Entries with chart source code:
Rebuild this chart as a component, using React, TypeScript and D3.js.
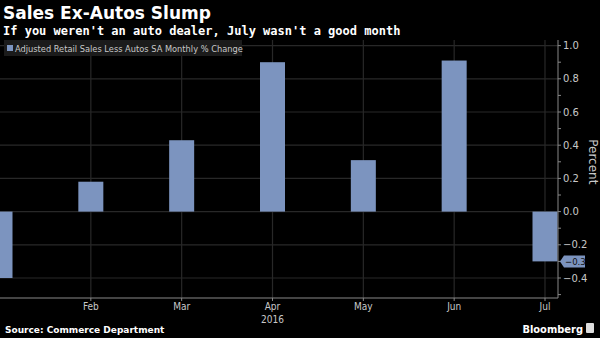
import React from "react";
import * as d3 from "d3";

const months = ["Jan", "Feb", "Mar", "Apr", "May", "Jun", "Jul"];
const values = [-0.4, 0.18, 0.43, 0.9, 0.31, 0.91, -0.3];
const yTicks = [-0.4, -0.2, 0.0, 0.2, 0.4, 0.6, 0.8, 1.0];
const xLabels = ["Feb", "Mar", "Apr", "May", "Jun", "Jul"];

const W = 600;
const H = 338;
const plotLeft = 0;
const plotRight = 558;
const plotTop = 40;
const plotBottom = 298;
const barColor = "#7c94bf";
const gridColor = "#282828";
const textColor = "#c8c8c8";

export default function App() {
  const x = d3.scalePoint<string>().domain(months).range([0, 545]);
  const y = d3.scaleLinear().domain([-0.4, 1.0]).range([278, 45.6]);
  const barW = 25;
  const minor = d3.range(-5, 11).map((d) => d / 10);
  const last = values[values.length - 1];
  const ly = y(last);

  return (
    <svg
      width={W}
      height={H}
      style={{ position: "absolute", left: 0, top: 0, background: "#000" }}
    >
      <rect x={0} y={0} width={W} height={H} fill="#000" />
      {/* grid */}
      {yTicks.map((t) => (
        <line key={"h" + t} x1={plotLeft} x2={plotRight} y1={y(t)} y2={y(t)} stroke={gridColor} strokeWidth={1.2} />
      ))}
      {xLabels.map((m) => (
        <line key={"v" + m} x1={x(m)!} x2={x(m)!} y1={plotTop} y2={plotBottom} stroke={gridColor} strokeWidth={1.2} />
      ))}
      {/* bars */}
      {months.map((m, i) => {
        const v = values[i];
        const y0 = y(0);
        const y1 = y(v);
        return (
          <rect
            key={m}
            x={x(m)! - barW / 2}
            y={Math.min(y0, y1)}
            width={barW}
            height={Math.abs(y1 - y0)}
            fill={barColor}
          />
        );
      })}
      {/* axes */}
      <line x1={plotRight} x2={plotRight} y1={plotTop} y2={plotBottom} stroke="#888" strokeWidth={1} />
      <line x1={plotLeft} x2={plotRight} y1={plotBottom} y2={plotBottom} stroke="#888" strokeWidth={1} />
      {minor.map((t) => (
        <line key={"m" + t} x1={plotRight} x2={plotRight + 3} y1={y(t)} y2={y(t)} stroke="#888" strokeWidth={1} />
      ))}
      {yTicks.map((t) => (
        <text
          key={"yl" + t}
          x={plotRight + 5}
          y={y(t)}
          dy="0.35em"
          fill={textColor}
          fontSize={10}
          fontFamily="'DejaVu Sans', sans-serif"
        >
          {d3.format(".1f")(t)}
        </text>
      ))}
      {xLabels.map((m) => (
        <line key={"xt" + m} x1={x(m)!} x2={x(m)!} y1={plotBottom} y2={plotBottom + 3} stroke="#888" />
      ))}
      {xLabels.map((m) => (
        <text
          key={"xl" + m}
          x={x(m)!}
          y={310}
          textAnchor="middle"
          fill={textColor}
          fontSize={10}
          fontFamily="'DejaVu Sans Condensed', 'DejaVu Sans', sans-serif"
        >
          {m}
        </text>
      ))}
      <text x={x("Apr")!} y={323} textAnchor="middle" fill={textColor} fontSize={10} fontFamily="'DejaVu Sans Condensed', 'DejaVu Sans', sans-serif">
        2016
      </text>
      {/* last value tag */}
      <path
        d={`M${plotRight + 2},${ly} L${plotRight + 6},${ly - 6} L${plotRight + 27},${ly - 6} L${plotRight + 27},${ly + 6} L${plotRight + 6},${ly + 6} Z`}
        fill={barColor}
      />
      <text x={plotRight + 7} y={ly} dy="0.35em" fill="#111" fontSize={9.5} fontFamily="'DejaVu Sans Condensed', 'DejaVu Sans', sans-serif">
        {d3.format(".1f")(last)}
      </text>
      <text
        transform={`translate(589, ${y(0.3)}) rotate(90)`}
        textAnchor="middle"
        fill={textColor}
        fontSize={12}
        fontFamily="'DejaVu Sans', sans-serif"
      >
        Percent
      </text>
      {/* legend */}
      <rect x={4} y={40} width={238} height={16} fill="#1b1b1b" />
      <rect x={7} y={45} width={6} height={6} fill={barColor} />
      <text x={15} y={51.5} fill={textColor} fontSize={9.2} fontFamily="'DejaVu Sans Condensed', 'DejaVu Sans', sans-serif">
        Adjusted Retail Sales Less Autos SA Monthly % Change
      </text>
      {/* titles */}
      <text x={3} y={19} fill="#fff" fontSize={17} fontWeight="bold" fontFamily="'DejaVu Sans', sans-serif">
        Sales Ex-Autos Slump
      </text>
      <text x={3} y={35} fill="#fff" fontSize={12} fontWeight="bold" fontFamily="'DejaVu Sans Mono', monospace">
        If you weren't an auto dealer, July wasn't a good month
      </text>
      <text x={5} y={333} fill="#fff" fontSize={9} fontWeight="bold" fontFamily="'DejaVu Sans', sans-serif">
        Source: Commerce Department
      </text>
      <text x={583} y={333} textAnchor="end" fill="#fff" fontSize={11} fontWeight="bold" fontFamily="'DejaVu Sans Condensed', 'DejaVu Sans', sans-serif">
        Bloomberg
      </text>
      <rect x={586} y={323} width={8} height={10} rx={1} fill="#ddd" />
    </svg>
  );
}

* * *

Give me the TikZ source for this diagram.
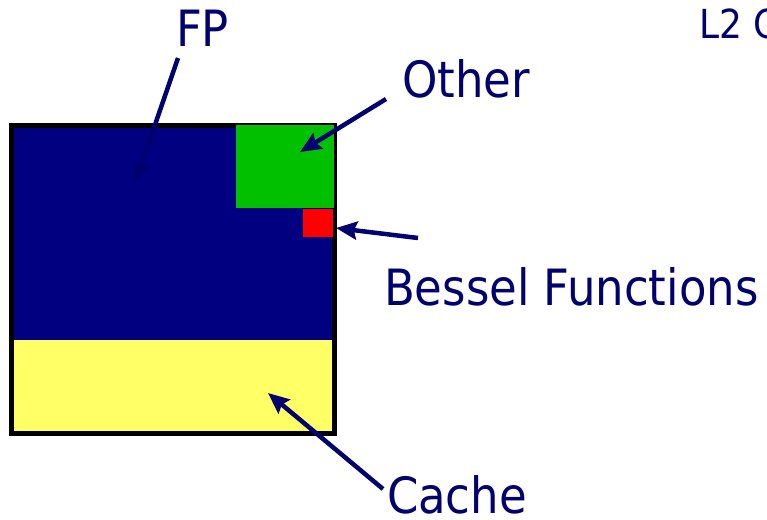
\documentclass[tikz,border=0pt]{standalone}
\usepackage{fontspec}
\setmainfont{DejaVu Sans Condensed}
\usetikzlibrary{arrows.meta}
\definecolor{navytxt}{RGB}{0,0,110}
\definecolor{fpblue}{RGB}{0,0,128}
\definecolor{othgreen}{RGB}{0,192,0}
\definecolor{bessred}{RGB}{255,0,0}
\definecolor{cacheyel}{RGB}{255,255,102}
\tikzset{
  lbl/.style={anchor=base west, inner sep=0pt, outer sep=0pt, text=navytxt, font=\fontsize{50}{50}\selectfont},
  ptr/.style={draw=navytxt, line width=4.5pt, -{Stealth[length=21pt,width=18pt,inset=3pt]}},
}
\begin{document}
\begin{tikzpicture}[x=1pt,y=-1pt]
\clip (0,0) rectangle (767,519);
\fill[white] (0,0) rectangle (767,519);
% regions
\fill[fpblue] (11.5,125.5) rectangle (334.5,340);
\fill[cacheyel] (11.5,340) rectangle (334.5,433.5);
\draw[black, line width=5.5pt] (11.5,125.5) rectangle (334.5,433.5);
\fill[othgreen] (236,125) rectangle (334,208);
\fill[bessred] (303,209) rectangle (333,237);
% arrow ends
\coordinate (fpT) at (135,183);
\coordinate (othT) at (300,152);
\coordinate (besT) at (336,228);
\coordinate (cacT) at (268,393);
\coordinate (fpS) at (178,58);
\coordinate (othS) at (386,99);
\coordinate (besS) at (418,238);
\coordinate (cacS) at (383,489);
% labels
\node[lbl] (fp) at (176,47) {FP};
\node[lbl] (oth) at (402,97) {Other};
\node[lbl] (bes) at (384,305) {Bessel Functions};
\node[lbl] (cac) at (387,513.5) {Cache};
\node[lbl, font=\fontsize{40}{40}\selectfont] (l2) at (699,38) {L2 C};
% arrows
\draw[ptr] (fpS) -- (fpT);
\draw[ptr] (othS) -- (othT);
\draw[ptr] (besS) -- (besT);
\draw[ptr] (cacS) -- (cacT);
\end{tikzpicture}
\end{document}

• _Work to be completed_: Exactly and only the lines from the line with "Rebuild this chart" to the line with "import * as", both ends included, should be echoed. Do not carry over the pictures.

• _Expected answer_:
Rebuild this chart as a component, using React, TypeScript and D3.js.
import React from "react";
import * as d3 from "d3";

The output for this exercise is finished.